** WRITTEN REQUEST **
Quote every line of the data below as it stands, omitting pictures.

-- Begin --

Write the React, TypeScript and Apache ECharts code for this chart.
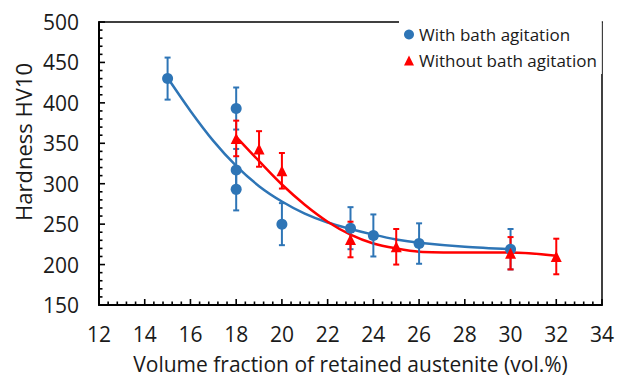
import React, { useEffect, useRef } from "react";
import * as echarts from "echarts";

const xBlue = [15, 18, 18, 18, 20, 23, 24, 26, 30];
const yBlue = [430, 393, 317, 293, 250, 245, 236, 226, 219];
const errBlue = [26, 26, 26, 26, 26, 26, 26, 25, 25];

const xRed = [18, 19, 20, 23, 25, 30, 32];
const yRed = [356, 343, 316, 231, 222, 214, 210];
const errRed = [22, 22, 22, 22, 22, 20, 22];

const trendBlueX = [15, 16, 17, 18, 19, 20, 21, 22, 23, 24, 25, 26, 28, 30];
const trendBlueY = [431, 390, 353, 322, 297, 278, 263, 252, 244, 237, 231, 227, 222, 219];

const trendRedX = [18, 19, 20, 21, 22, 23, 24, 25, 26, 28, 30, 32];
const trendRedY = [358, 328, 299, 274, 253, 237, 226, 220, 216, 215, 215, 211];

const xMajorTicks = [12, 14, 16, 18, 20, 22, 24, 26, 28, 30, 32, 34];
const yMajorTicks = [150, 200, 250, 300, 350, 400, 450, 500];
const minorPerMajor = 5;

const xTicks = { min: 12, max: 34, interval: 2 };
const yTicks = { min: 150, max: 500, interval: 50 };

const seriesNames = ["With bath agitation", "Without bath agitation"];
const BLUE = "#2E75B6";
const RED = "#FF0000";
const FONT = "'Open Sans', sans-serif";

const MAJOR_LEN = 6;
const MINOR_LEN = 3.5;
const TICK_W = 1.6;

function withMinor(major: number[]) {
  const out: number[][] = [];
  major.forEach((v, i) => {
    out.push([v, 1]);
    if (i < major.length - 1) {
      const step = (major[i + 1] - v) / minorPerMajor;
      for (let k = 1; k < minorPerMajor; k++) out.push([v + step * k, 0]);
    }
  });
  return out;
}

function errorBarSeries(xs: number[], ys: number[], errs: number[], color: string) {
  return {
    type: "custom",
    z: 3,
    silent: true,
    data: xs.map((x, i) => [x, ys[i] - errs[i], ys[i] + errs[i]]),
    encode: { x: 0, y: [1, 2] },
    renderItem: (_params: any, api: any) => {
      const x = api.value(0);
      const top = api.coord([x, api.value(2)]);
      const bot = api.coord([x, api.value(1)]);
      const cap = 3;
      const style = { stroke: color, lineWidth: 2 };
      return {
        type: "group",
        children: [
          { type: "line", shape: { x1: top[0], y1: top[1], x2: bot[0], y2: bot[1] }, style },
          { type: "line", shape: { x1: top[0] - cap, y1: top[1], x2: top[0] + cap, y2: top[1] }, style },
          { type: "line", shape: { x1: bot[0] - cap, y1: bot[1], x2: bot[0] + cap, y2: bot[1] }, style },
        ],
      };
    },
  };
}

function tickMarkSeries(horizontalAxis: boolean) {
  const ticks = withMinor(horizontalAxis ? xMajorTicks : yMajorTicks);
  return {
    type: "scatter",
    z: 6,
    silent: true,
    clip: false,
    symbol: "rect",
    itemStyle: { color: "#000", opacity: 1 },
    data: ticks.map((t) => {
      const len = t[1] ? MAJOR_LEN : MINOR_LEN;
      return horizontalAxis
        ? {
            value: [t[0], yTicks.min],
            symbolSize: [TICK_W, len],
            symbolOffset: [0, -len / 2],
          }
        : {
            value: [xTicks.min, t[0]],
            symbolSize: [len, TICK_W],
            symbolOffset: [len / 2, 0],
          };
    }),
  };
}

export default function App() {
  const ref = useRef<HTMLDivElement>(null);
  useEffect(() => {
    document.body.style.margin = "0";
    const chart = echarts.init(ref.current!, null, { renderer: "svg" });
    const frameAxis = {
      type: "value",
      axisLine: { show: true, onZero: false, lineStyle: { color: "#000", width: 1.5 } },
      axisTick: { show: false },
      minorTick: { show: false },
      axisLabel: { show: false },
      splitLine: { show: false },
    };
    chart.setOption({
      animation: false,
      backgroundColor: "#fff",
      grid: { left: 99, right: 15, top: 22, bottom: 71, outerBoundsMode: "none", containLabel: false },
      xAxis: [
        {
          type: "value",
          ...xTicks,
          position: "bottom",
          axisLine: { show: true, onZero: false, lineStyle: { color: "#000", width: 2 } },
          axisTick: { show: false },
          minorTick: { show: false },
          splitLine: { show: false },
          axisLabel: { color: "#1a1a1a", fontSize: 21, fontFamily: FONT, margin: 18 },
          name: "Volume fraction of retained austenite (vol.%)",
          nameLocation: "middle",
          nameGap: 48,
          nameTextStyle: { color: "#1a1a1a", fontSize: 21, fontFamily: FONT },
        },
        { ...frameAxis, ...xTicks, position: "top" },
      ],
      yAxis: [
        {
          type: "value",
          ...yTicks,
          position: "left",
          axisLine: { show: true, onZero: false, lineStyle: { color: "#000", width: 2 } },
          axisTick: { show: false },
          minorTick: { show: false },
          splitLine: { show: false },
          axisLabel: { color: "#1a1a1a", fontSize: 21, fontFamily: FONT, margin: 20 },
        },
        { ...frameAxis, ...yTicks, position: "right" },
      ],
      graphic: [
        {
          type: "text",
          x: 23,
          y: 142,
          rotation: Math.PI / 2,
          style: {
            text: "Hardness HV10",
            fill: "#1a1a1a",
            font: `22px ${FONT}`,
            textAlign: "center",
            textVerticalAlign: "middle",
          },
        },
      ],
      legend: {
        orient: "vertical",
        left: 399,
        top: 21,
        itemWidth: 10,
        itemHeight: 10,
        itemGap: 9,
        backgroundColor: "#fff",
        textStyle: { color: "#1a1a1a", fontSize: 17, fontFamily: FONT },
        data: [
          { name: seriesNames[0], icon: "circle" },
          { name: seriesNames[1], icon: "triangle" },
        ],
      },
      series: [
        {
          type: "line",
          data: trendBlueX.map((x, i) => [x, trendBlueY[i]]),
          smooth: 0.3,
          showSymbol: false,
          silent: true,
          lineStyle: { color: BLUE, width: 2.5 },
          z: 2,
        },
        {
          type: "line",
          data: trendRedX.map((x, i) => [x, trendRedY[i]]),
          smooth: 0.3,
          showSymbol: false,
          silent: true,
          lineStyle: { color: RED, width: 2.5 },
          z: 2,
        },
        errorBarSeries(xBlue, yBlue, errBlue, BLUE),
        {
          name: seriesNames[0],
          type: "scatter",
          symbol: "circle",
          symbolSize: 11,
          itemStyle: { color: BLUE, opacity: 1 },
          data: xBlue.map((x, i) => [x, yBlue[i]]),
          z: 4,
        },
        errorBarSeries(xRed, yRed, errRed, RED),
        {
          name: seriesNames[1],
          type: "scatter",
          symbol: "triangle",
          symbolSize: 11,
          itemStyle: { color: RED, opacity: 1 },
          data: xRed.map((x, i) => [x, yRed[i]]),
          z: 5,
        },
        tickMarkSeries(true),
        tickMarkSeries(false),
      ],
    });
    return () => chart.dispose();
  }, []);
  return <div ref={ref} style={{ width: 617, height: 376 }} />;
}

-- End --

** RESULT OF THE EXERCISE **
Write the React, TypeScript and Apache ECharts code for this chart.
import React, { useEffect, useRef } from "react";
import * as echarts from "echarts";

const xBlue = [15, 18, 18, 18, 20, 23, 24, 26, 30];
const yBlue = [430, 393, 317, 293, 250, 245, 236, 226, 219];
const errBlue = [26, 26, 26, 26, 26, 26, 26, 25, 25];

const xRed = [18, 19, 20, 23, 25, 30, 32];
const yRed = [356, 343, 316, 231, 222, 214, 210];
const errRed = [22, 22, 22, 22, 22, 20, 22];

const trendBlueX = [15, 16, 17, 18, 19, 20, 21, 22, 23, 24, 25, 26, 28, 30];
const trendBlueY = [431, 390, 353, 322, 297, 278, 263, 252, 244, 237, 231, 227, 222, 219];

const trendRedX = [18, 19, 20, 21, 22, 23, 24, 25, 26, 28, 30, 32];
const trendRedY = [358, 328, 299, 274, 253, 237, 226, 220, 216, 215, 215, 211];

const xMajorTicks = [12, 14, 16, 18, 20, 22, 24, 26, 28, 30, 32, 34];
const yMajorTicks = [150, 200, 250, 300, 350, 400, 450, 500];
const minorPerMajor = 5;

const xTicks = { min: 12, max: 34, interval: 2 };
const yTicks = { min: 150, max: 500, interval: 50 };

const seriesNames = ["With bath agitation", "Without bath agitation"];
const BLUE = "#2E75B6";
const RED = "#FF0000";
const FONT = "'Open Sans', sans-serif";

const MAJOR_LEN = 6;
const MINOR_LEN = 3.5;
const TICK_W = 1.6;

function withMinor(major: number[]) {
  const out: number[][] = [];
  major.forEach((v, i) => {
    out.push([v, 1]);
    if (i < major.length - 1) {
      const step = (major[i + 1] - v) / minorPerMajor;
      for (let k = 1; k < minorPerMajor; k++) out.push([v + step * k, 0]);
    }
  });
  return out;
}

function errorBarSeries(xs: number[], ys: number[], errs: number[], color: string) {
  return {
    type: "custom",
    z: 3,
    silent: true,
    data: xs.map((x, i) => [x, ys[i] - errs[i], ys[i] + errs[i]]),
    encode: { x: 0, y: [1, 2] },
    renderItem: (_params: any, api: any) => {
      const x = api.value(0);
      const top = api.coord([x, api.value(2)]);
      const bot = api.coord([x, api.value(1)]);
      const cap = 3;
      const style = { stroke: color, lineWidth: 2 };
      return {
        type: "group",
        children: [
          { type: "line", shape: { x1: top[0], y1: top[1], x2: bot[0], y2: bot[1] }, style },
          { type: "line", shape: { x1: top[0] - cap, y1: top[1], x2: top[0] + cap, y2: top[1] }, style },
          { type: "line", shape: { x1: bot[0] - cap, y1: bot[1], x2: bot[0] + cap, y2: bot[1] }, style },
        ],
      };
    },
  };
}

function tickMarkSeries(horizontalAxis: boolean) {
  const ticks = withMinor(horizontalAxis ? xMajorTicks : yMajorTicks);
  return {
    type: "scatter",
    z: 6,
    silent: true,
    clip: false,
    symbol: "rect",
    itemStyle: { color: "#000", opacity: 1 },
    data: ticks.map((t) => {
      const len = t[1] ? MAJOR_LEN : MINOR_LEN;
      return horizontalAxis
        ? {
            value: [t[0], yTicks.min],
            symbolSize: [TICK_W, len],
            symbolOffset: [0, -len / 2],
          }
        : {
            value: [xTicks.min, t[0]],
            symbolSize: [len, TICK_W],
            symbolOffset: [len / 2, 0],
          };
    }),
  };
}

export default function App() {
  const ref = useRef<HTMLDivElement>(null);
  useEffect(() => {
    document.body.style.margin = "0";
    const chart = echarts.init(ref.current!, null, { renderer: "svg" });
    const frameAxis = {
      type: "value",
      axisLine: { show: true, onZero: false, lineStyle: { color: "#000", width: 1.5 } },
      axisTick: { show: false },
      minorTick: { show: false },
      axisLabel: { show: false },
      splitLine: { show: false },
    };
    chart.setOption({
      animation: false,
      backgroundColor: "#fff",
      grid: { left: 99, right: 15, top: 22, bottom: 71, outerBoundsMode: "none", containLabel: false },
      xAxis: [
        {
          type: "value",
          ...xTicks,
          position: "bottom",
          axisLine: { show: true, onZero: false, lineStyle: { color: "#000", width: 2 } },
          axisTick: { show: false },
          minorTick: { show: false },
          splitLine: { show: false },
          axisLabel: { color: "#1a1a1a", fontSize: 21, fontFamily: FONT, margin: 18 },
          name: "Volume fraction of retained austenite (vol.%)",
          nameLocation: "middle",
          nameGap: 48,
          nameTextStyle: { color: "#1a1a1a", fontSize: 21, fontFamily: FONT },
        },
        { ...frameAxis, ...xTicks, position: "top" },
      ],
      yAxis: [
        {
          type: "value",
          ...yTicks,
          position: "left",
          axisLine: { show: true, onZero: false, lineStyle: { color: "#000", width: 2 } },
          axisTick: { show: false },
          minorTick: { show: false },
          splitLine: { show: false },
          axisLabel: { color: "#1a1a1a", fontSize: 21, fontFamily: FONT, margin: 20 },
        },
        { ...frameAxis, ...yTicks, position: "right" },
      ],
      graphic: [
        {
          type: "text",
          x: 23,
          y: 142,
          rotation: Math.PI / 2,
          style: {
            text: "Hardness HV10",
            fill: "#1a1a1a",
            font: `22px ${FONT}`,
            textAlign: "center",
            textVerticalAlign: "middle",
          },
        },
      ],
      legend: {
        orient: "vertical",
        left: 399,
        top: 21,
        itemWidth: 10,
        itemHeight: 10,
        itemGap: 9,
        backgroundColor: "#fff",
        textStyle: { color: "#1a1a1a", fontSize: 17, fontFamily: FONT },
        data: [
          { name: seriesNames[0], icon: "circle" },
          { name: seriesNames[1], icon: "triangle" },
        ],
      },
      series: [
        {
          type: "line",
          data: trendBlueX.map((x, i) => [x, trendBlueY[i]]),
          smooth: 0.3,
          showSymbol: false,
          silent: true,
          lineStyle: { color: BLUE, width: 2.5 },
          z: 2,
        },
        {
          type: "line",
          data: trendRedX.map((x, i) => [x, trendRedY[i]]),
          smooth: 0.3,
          showSymbol: false,
          silent: true,
          lineStyle: { color: RED, width: 2.5 },
          z: 2,
        },
        errorBarSeries(xBlue, yBlue, errBlue, BLUE),
        {
          name: seriesNames[0],
          type: "scatter",
          symbol: "circle",
          symbolSize: 11,
          itemStyle: { color: BLUE, opacity: 1 },
          data: xBlue.map((x, i) => [x, yBlue[i]]),
          z: 4,
        },
        errorBarSeries(xRed, yRed, errRed, RED),
        {
          name: seriesNames[1],
          type: "scatter",
          symbol: "triangle",
          symbolSize: 11,
          itemStyle: { color: RED, opacity: 1 },
          data: xRed.map((x, i) => [x, yRed[i]]),
          z: 5,
        },
        tickMarkSeries(true),
        tickMarkSeries(false),
      ],
    });
    return () => chart.dispose();
  }, []);
  return <div ref={ref} style={{ width: 617, height: 376 }} />;
}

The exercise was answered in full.